Алена Август, политконсультант
Мне казалось, мы уже пришли к пониманию, что оффлайн и онлайн могут прекрасно сосуществовать, это разные способы доступа, и один не исключает другой. Для меня в этой истории важно, что люди не отдают себе отчет, что в онлайне качество контента должно быть еще выше. Если люди позволяют себе жевать слова в оффлайне, им еще простят, а в онлайне их просто выключат. Бизнес уже начал об этом думать и начал приспосабливаться и обучать своих амбассадоров, а с политиками пока не очень в этом плане.
Алиса Шмандурова, политтехнолог
Сейчас активно обсуждается тема онлайн-слушаний. Я вижу, что люди не воспринимают это вообще. То, что переходит в сферу онлайн, автоматически считается нелегитимным. Как с этим быть?
Тимофей Шевяков, Партия прямой демократии
Районные группы это как родительские чаты в вотсапе. Собрание людей не особо интеллектуальных и не особо адекватных. То, что касается обсуждений и общественных слушаний — зашкаливающий градус неадеквата и совершенно неразумный подход и непонимание ситуации в целом. Вопрос в выстраивании нормальной разъяснительной работы. Онлайн уже никуда не денется. Понятно, что это дело не одного дня и не одного месяца. Правильно выстраивать коммуникации. У людей сейчас большое отторжение к той информации, которая идет из официальных источников в интернете. Вторая и основная проблема, она есть и оффлайне — доверие к власти, которого нет сейчас и не будет еще больше с каждым днем.
Олег Молчанов, политюрист
Тут две части. Первое, что никто под твоей учеткой не проголосует. И во многих странах это решили. У каждого индивидуальный картридер, который работает с твоим электронным паспортом. А второе — доверие к тем системным администраторам, кто будет считать эти голоса. А это уже отношения общества и государства.
Алена Август, политконсультант
То недоверие к онлайн-слушаниям — это история недоверия к московской власти вообще. Если ты не веришь в жизни, то ты не веришь этому и в онлайн.

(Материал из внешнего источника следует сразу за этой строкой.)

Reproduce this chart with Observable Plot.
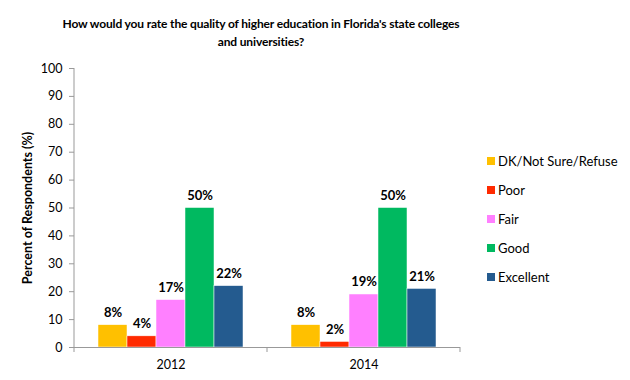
<!DOCTYPE html>
<html><head><meta charset="utf-8">
<script src="https://cdn.jsdelivr.net/npm/d3@7"></script>
<script src="https://cdn.jsdelivr.net/npm/@observablehq/plot@0.6"></script>
<style>
body{margin:0;background:#fff;font-family:Lato,sans-serif;color:#000;}
#wrap{position:relative;width:630px;height:380px;overflow:hidden;}
#title{width:522px;height:50px;padding-top:15px;box-sizing:border-box;text-align:center;font-weight:bold;font-size:12px;letter-spacing:-0.15px;line-height:18px;}
#legend{position:absolute;left:487px;top:146px;font-size:13px;}
.item{display:flex;align-items:center;height:29px;}
.sw{width:8px;height:8px;margin-right:3px;}
svg [aria-label="y-axis label"] text{font-weight:bold;}
</style></head><body>
<div id="wrap">
<div id="title">How would you rate the quality of higher education in Florida's state colleges<br>and universities?</div>
<div id="chart"></div>
<div id="legend"></div>
</div>
<script>
const years = ["2012", "2014"];
const categories = ["DK/Not Sure/Refuse", "Poor", "Fair", "Good", "Excellent"];
const values2012 = [8, 4, 17, 50, 22];
const values2014 = [8, 2, 19, 50, 21];
const colors = ["#FFC000", "#FF2A00", "#FF80FF", "#00B960", "#245B8F"];
const yTicks = d3.range(0, 101, 10);
const yLabel = "Percent of Respondents (%)";

const series = [values2012, values2014];
const data = years.flatMap((year, i) => categories.map((category, j) => ({year, category, value: series[i][j]})));

const plot = Plot.plot({
  width: 630, height: 330,
  marginTop: 18, marginBottom: 33, marginLeft: 73, marginRight: 170,
  style: {fontFamily: "Lato, sans-serif", fontSize: "12.5px", color: "#000", background: "#fff"},
  fx: {domain: years, padding: 0, label: null},
  x: {domain: categories, paddingInner: 0, paddingOuter: 0.79, axis: null},
  y: {domain: [0, 100]},
  color: {domain: categories, range: colors},
  marks: [
    Plot.barY(data, {fx: "year", x: "category", y: "value", fill: "category", stroke: "#fff", strokeWidth: 0.5}),
    Plot.text(data, {fx: "year", x: "category", y: "value", text: d => d.value + "%", lineAnchor: "bottom", dy: -8, fontWeight: "bold", fontSize: 13}),
    Plot.ruleY([0], {stroke: "#999"}),
    Plot.axisY({ticks: yTicks, tickSize: 5, tickPadding: 7, stroke: "#999", fill: "#000", label: yLabel, labelAnchor: "center", labelArrow: "none", labelOffset: 51}),
    Plot.axisFx({anchor: "bottom", tickSize: 0, tickPadding: 13, fill: "#000", label: null})
  ]
});

// axis line and band-boundary ticks from the plot's own scales
const fx = plot.scale("fx"), y = plot.scale("y");
const x0 = fx.apply(years[0]);
const bounds = years.map(d => fx.apply(d)).concat([fx.apply(years[years.length - 1]) + fx.bandwidth]);
const g = d3.select(plot).append("g").attr("stroke", "#999");
g.append("line").attr("x1", x0).attr("x2", x0).attr("y1", y.apply(0)).attr("y2", y.apply(100));
bounds.forEach(b => g.append("line").attr("x1", b).attr("x2", b).attr("y1", y.apply(0)).attr("y2", y.apply(0) + 5));

document.getElementById("chart").appendChild(plot);

const legend = d3.select("#legend");
categories.forEach((c, i) => {
  const it = legend.append("div").attr("class", "item");
  it.append("div").attr("class", "sw").style("background", colors[i]);
  it.append("span").text(c);
});
</script>
</body></html>
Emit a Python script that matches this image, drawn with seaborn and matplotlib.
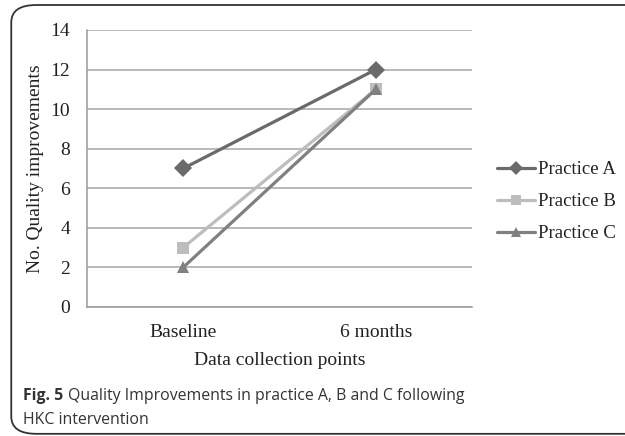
import pandas as pd
import seaborn as sns
import matplotlib.pyplot as plt
from matplotlib.patches import FancyBboxPatch

# Data
time_points = ["Baseline", "6 months"]
practice_a = [7, 12]
practice_b = [3, 11]
practice_c = [2, 11]
practices = ["Practice A", "Practice B", "Practice C"]

df = pd.DataFrame({
    "time": time_points * 3,
    "value": practice_a + practice_b + practice_c,
    "practice": [p for p in practices for _ in time_points],
})

# Style
sns.set_style("white")
plt.rcParams["font.family"] = ["Liberation Serif", "DejaVu Serif"]
colors = {"Practice A": "#6a6a6a", "Practice B": "#bdbdbd", "Practice C": "#808080"}
markers = {"Practice A": "D", "Practice B": "s", "Practice C": "^"}
fs = 14

fig = plt.figure(figsize=(6.25, 4.36), dpi=100)
ax = fig.add_axes([0.139, 0.2959, 0.6162, 0.6353])

sns.lineplot(data=df, x="time", y="value", hue="practice", style="practice",
             palette=colors, markers=markers, dashes=False, linewidth=2.3,
             markersize=9, markeredgewidth=0, ax=ax)

ax.set_xlim(-0.5, 1.5)
ax.set_ylim(0, 14)
ax.set_yticks(range(0, 15, 2))
ax.yaxis.grid(True, color="#a6a6a6", linewidth=1.1)
ax.xaxis.grid(False)
for s in ["top", "right"]:
    ax.spines[s].set_visible(False)
for s in ["left", "bottom"]:
    ax.spines[s].set_color("#9a9a9a")
    ax.spines[s].set_linewidth(1.1)
ax.set_xticks([0, 1])
ax.set_xticks([-0.5, 0.5, 1.5], minor=True)
ax.tick_params(axis="x", which="major", length=0, labelsize=fs, pad=12)
ax.tick_params(axis="x", which="minor", length=4, color="#9a9a9a", width=1.1)
ax.tick_params(axis="y", length=4, color="#9a9a9a", width=1.1, labelsize=fs, pad=8)
ax.set_xlabel("Data collection points", fontsize=fs, labelpad=8, color="#222222")
ax.set_ylabel("No. Quality improvements", fontsize=fs, labelpad=5, color="#222222")
for lab in ax.get_xticklabels() + ax.get_yticklabels():
    lab.set_color("#222222")

leg = ax.legend(loc="center left", bbox_to_anchor=(1.066, 0.38), frameon=False,
                fontsize=fs - 0.5, handlelength=2.0, handletextpad=0.15, labelspacing=0.8,
                borderpad=0, borderaxespad=0, markerscale=0.75)
for t in leg.get_texts():
    t.set_color("#222222")

# Rounded frame
frame = FancyBboxPatch((0.018, 0.005), 1.1, 0.9835, boxstyle="round,pad=0,rounding_size=0.04",
                       transform=fig.transFigure, fill=False, edgecolor="#333333",
                       linewidth=1.3, clip_on=False)
fig.patches.append(frame)

# Caption
cap_font = ["Open Sans", "DejaVu Sans"]
cfs = 11.4
t1 = fig.text(0.037, 0.083, "Fig. 5", fontsize=cfs, fontweight="bold", color="#333333", family=cap_font)
fig.canvas.draw()
bb = t1.get_window_extent().transformed(fig.transFigure.inverted())
fig.text(bb.x1 + 0.008, 0.083, "Quality Improvements in practice A, B and C following",
         fontsize=cfs, color="#333333", family=cap_font)
fig.text(0.037, 0.028, "HKC intervention", fontsize=cfs, color="#333333", family=cap_font)

fig.savefig("out.png", dpi=100)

Федор Щепетов, digital-технолог
Знаете, в группе Чертаново 80 тысяч человек, это самое популярное районное СМИ, по сути. К вопросу адекватности районных групп. Онлайн-слушания для бесконфликтных объектов — это экономия сил для всех. Но если говорить о конфликтной стройке — так не получится. Есть кейс — городская группа в Байконуре, пользовалась популярностью и служила одним из основных СМИ. Многое зависит от репутации нового медиа. Но сообщества в соцсетях пользуются большим доверием, чем традиционные СМИ.
Если мы говорим о кампании, то говорим и про чатики. И это не отличается от работы агентов влияния в соцсетях. Имено поэтому агитаторы должны так же идти в сеть и отвечать в чатах, будучи в контексте, и те люди, в которых можно распознать своего соседа.